Pour son premier film, Erik Skjoldbjærg nous envoie dans sa Norvège natale. C'est dans ce lieu reculé que deux flics de la Kripos, soit le FBI nordique, vont enquêter sur le meurtre d'une adolescente : l'inspecteur Engström (Stellan Skarsgård), mal vu pour avoir couché avec un témoin dans le passé, et son collègue Vik (Sverre Anker Ousdal), qui présente des signes premiers d'Alzheimer.
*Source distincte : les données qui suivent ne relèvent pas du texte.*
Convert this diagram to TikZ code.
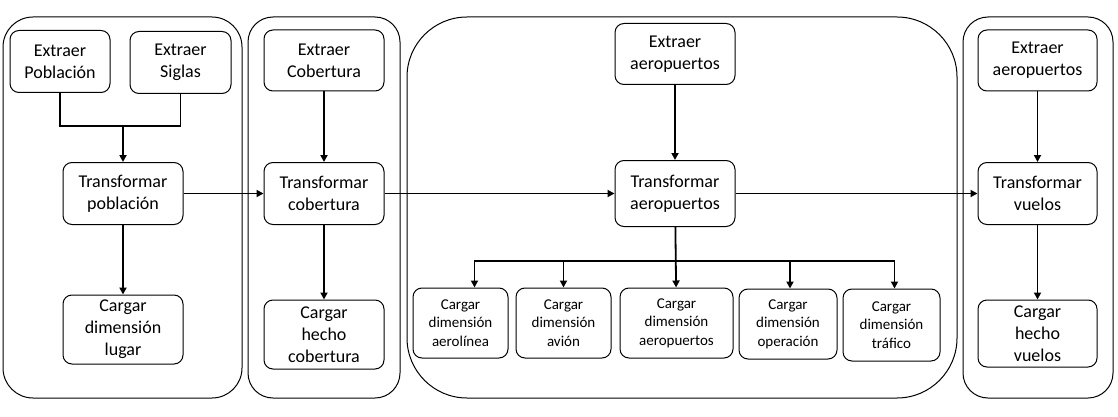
\documentclass[tikz,border=0pt]{standalone}
\usepackage{fontspec}
\setmainfont{Carlito}
\usetikzlibrary{arrows.meta, positioning}

\begin{document}
\begin{tikzpicture}[
    x=1pt, y=-1pt,
    group/.style={rectangle, draw, line width=1pt},
    box/.style={rectangle, draw, rounded corners=9pt, line width=1pt, minimum width=120pt, minimum height=62pt, align=center, font=\fontsize{18}{22}\selectfont},
    smallbox/.style={rectangle, draw, rounded corners=9pt, line width=1pt, minimum height=70pt, align=center, font=\fontsize{15}{18.5}\selectfont},
    line/.style={line width=1.8pt},
    arrow/.style={line width=1.8pt, -{Triangle[length=7pt, width=7pt]}}
]
    \useasboundingbox (0,0) rectangle (1118,417);

    % Groups
    \node[group, rounded corners=30pt, minimum width=239pt, minimum height=381pt] (g1) at (122.5,207.5) {};
    \node[group, rounded corners=25pt, minimum width=152pt, minimum height=381pt] (g2) at (324,207.5) {};
    \node[group, rounded corners=60pt, minimum width=550pt, minimum height=381pt] (g3) at (682,207.5) {};
    \node[group, rounded corners=25pt, minimum width=150pt, minimum height=381pt] (g4) at (1038,207.5) {};

    % Poblacion
    \node[box, minimum width=100pt] (expob) at (60,61.5) {Extraer\\Población};
    \node[box, minimum width=101pt] (exsig) at (180.5,62.5) {Extraer\\Siglas};
    \node[box] (trpob) at (123,193.5) {Transformar\\población};
    \node[box, minimum height=69pt] (cglug) at (123,329.5) {Cargar\\dimensión\\lugar};

    % Cobertura
    \node[box, minimum height=61pt] (excob) at (324,60.5) {Extraer\\Cobertura};
    \node[box] (trcob) at (324,193.5) {Transformar\\cobertura};
    \node[box, minimum height=69pt] (cgcob) at (324,334.5) {Cargar\\hecho\\cobertura};

    % Aeropuertos
    \node[box, minimum height=61pt] (exaer) at (675,54) {Extraer\\aeropuertos};
    \node[box, minimum height=66pt] (traer) at (675,193.5) {Transformar\\aeropuertos};

    \node[smallbox, minimum width=95pt] (cgaerol) at (460.5,323) {Cargar\\dimensión\\aerolínea};
    \node[smallbox, minimum width=95pt, right=7pt of cgaerol] (cgavion) {Cargar\\dimensión\\avión};
    \node[smallbox, minimum width=113pt, right=8pt of cgavion] (cgaerop) {Cargar\\dimensión\\aeropuertos};
    \node[smallbox, minimum width=98pt, right=5pt of cgaerop, yshift=-1pt] (cgoper) {Cargar\\dimensión\\operación};
    \node[smallbox, minimum width=97pt, minimum height=72pt, right=5pt of cgoper, yshift=-1pt] (cgtraf) {Cargar\\dimensión\\tráfico};

    % Vuelos
    \node[box, minimum width=119pt, minimum height=61pt] (exvue) at (1037.5,60.5) {Extraer\\aeropuertos};
    \node[box, minimum width=119pt] (trvue) at (1037.5,193.5) {Transformar\\vuelos};
    \node[box, minimum width=119pt, minimum height=67pt] (cgvue) at (1037.5,333.5) {Cargar\\hecho\\vuelos};

    % Arrows
    \coordinate (j1) at (123,126);
    \draw[line] (expob) |- (j1) -| (exsig);
    \draw[arrow] (j1) -- (trpob);
    \draw[arrow] (trpob) -- (cglug);
    \draw[arrow] (trpob) -- (trcob);

    \draw[arrow] (excob) -- (trcob);
    \draw[arrow] (trcob) -- (cgcob);
    \draw[arrow] (trcob) -- (traer);

    \draw[arrow] (exaer) -- (traer);
    \draw[arrow] (traer) -- (cgaerop);
    \coordinate (bus) at (675,261);
    \draw[arrow] (bus) -| ([xshift=14pt]cgaerol.north);
    \draw[arrow] (bus) -| (cgavion.north);
    \draw[arrow] (bus) -| ([xshift=2pt]cgoper.north);
    \draw[arrow] (bus) -| ([xshift=3pt]cgtraf.north);
    \draw[arrow] (traer) -- (trvue);

    \draw[arrow] (exvue) -- (trvue);
    \draw[arrow] (trvue) -- (cgvue);

\end{tikzpicture}
\end{document}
Une paire de sacrés losers pas très sympathiques envoyés à l'autre bout du pays, là où le soleil de minuit s'avère terrassant et où on aime pas trop les questions douteuses...
Skjoldbjærg s'intéresse autant à cette enquête prenant une tournure inattendue qu'à la personnalité inédite de son protagoniste principal, un salaud de première, un véritable anti-héros qui porte en lui la culpabilité comme une vieille chemise, qui dissimule des preuves à foison et force les portes les plus résistantes. Un vieux loup égoïste et peu souriant qui va peu à peu sombrer dans une spirale psychologique implacable, devenant un flic détestable dont on suit les péripéties avec un certain dégoût.
Le scénariste-réalisateur pond ici un thriller peu conventionnel où les héros sont des méchants et où la moralité est durement mise à l'épreuve, brisant habilement les codes du genre tout en présentant un long-métrage véloce, quasi sans temps mort. Lumière clinique, rythme acéré au montage parfois un peu trop cuté, scénario malin allant là où l'attend le moins... Insomnia est une petite claque servie par une main glacée dont le remake par Chris Nolan différera sur quelques points, notamment une fin toute aussi sombre mais beaucoup moins pessimiste.